BRUSSELS—A coalition of global unions, representing nearly 21 million workers worldwide, is launching a campaign on Saturday to save print journalism.

UNI Global Union and the International Federation of Journalists are calling on national governments to tax major internet companies and support print media.

IFJ and UNI Global Union announced an effort to push governments to adopt emergency rescue packages for the print media industry as a whole (journalism, publishing, printing, and distribution) as well as introduce a digital services tax on tech giants such as Amazon, Google, and Facebook who have diverted advertising revenue from media outlets.

The Covid-19 crisis has accelerated a long-standing decline in media ad income. This year alone, revenue is down 20 percent. Tech companies have siphoned much of this money. For example, in 2018, Google earned $4.7 billion from news—money not shared with the journalists who produced it.

“The current global health crisis is significantly increasing the great difficulties facing the print media sector,” Anthony Bellanger, IFJ General Secretary, warns. “Governments need to react urgently. The sector is a public good and a crucial pillar of our democracies. Governments are well aware of this. Indeed, with the COVID crisis, they have identified the sector as essential. Today, they cannot just watch the ship sink from their balconies.”

In light of the severe economic crisis that lies ahead, the unions want national governments to step in to protect media jobs safeguard a print media industry that stands for quality, ethics, solidarity, labor rights, and fundamental freedoms.

“The health of our democracies rests on holding people in power accountable, and journalists are the ones who, more often than not, shine a spotlight on political and corporate power abuses of the public trust,” says Christy Hoffman, General Secretary of UNI Global Union. “Print media plays a huge part in disseminating this information and supporting the online components of journalism.”
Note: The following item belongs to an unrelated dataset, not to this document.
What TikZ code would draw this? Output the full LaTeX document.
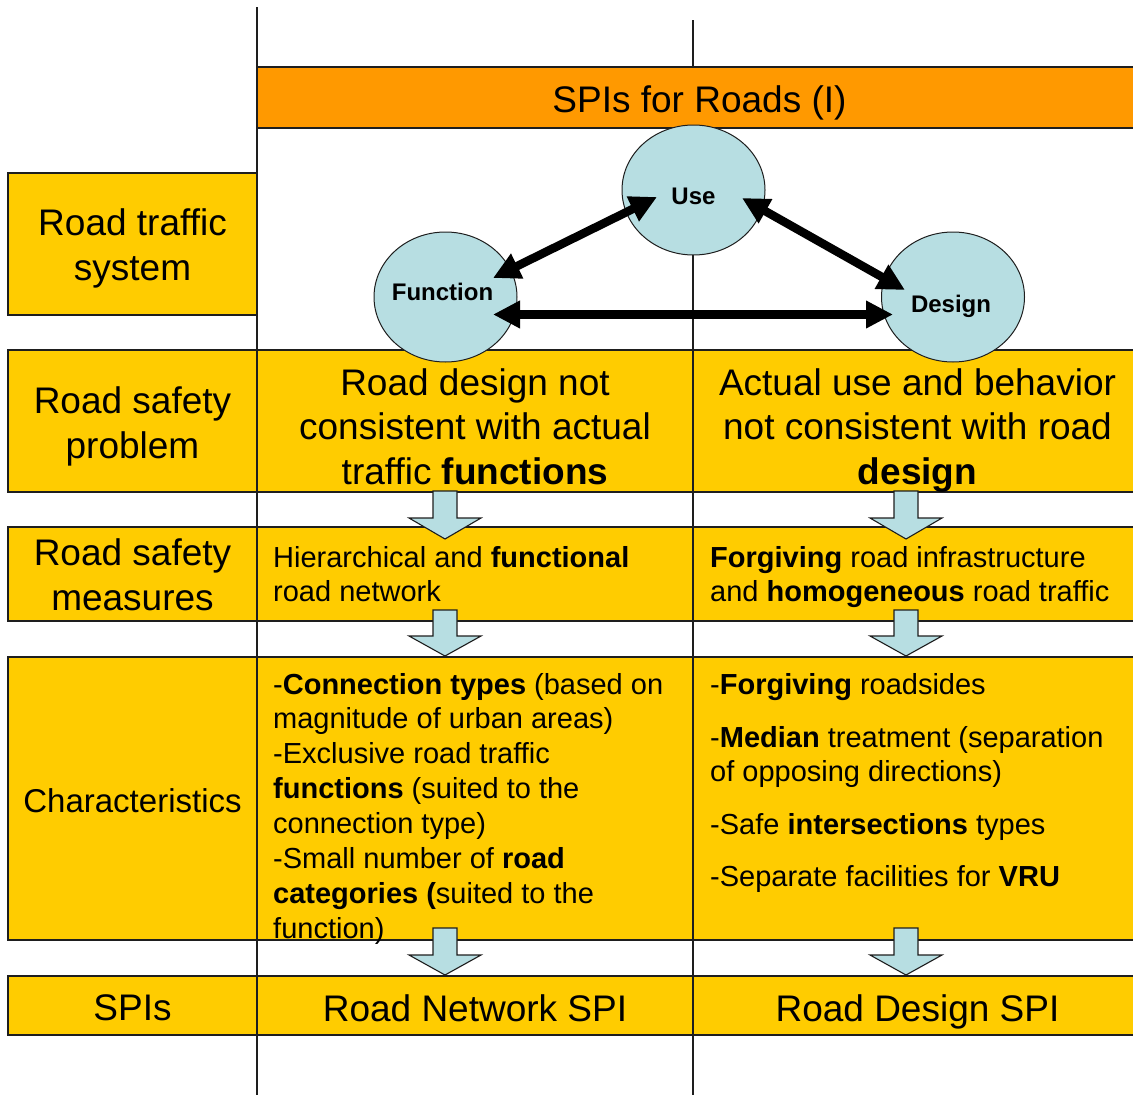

Unless action is taken, thousands of media outlets risk being shuttered, and hundreds-of-thousands jobs risk being lost due to the consolidation in the media sector and loss of advertising income.

The IFJ and UNI have adopted a joint appeal addressed to national governments titled “Rescue and future survival package for the print media industry.” Unions who are members of these federations will use these points lobbying for support for the news media.

Nicola Konstantinou, Head of department of the UNI’s Graphical & Packaging sector, says, “Print media is a social good, and its media supply chain is long and includes millions of people—journalists,  editors, proof-readers, printers, designers, photographers, but also delivery people, postal workers, and booksellers”.

“These businesses—and the people who work for them—are put at a disadvantage by the unfair tax avoidance stealing of ad income by major tech companies. We are asking governments to intervene to make sure that the people who produce and distribute the news we depend on get a fair share.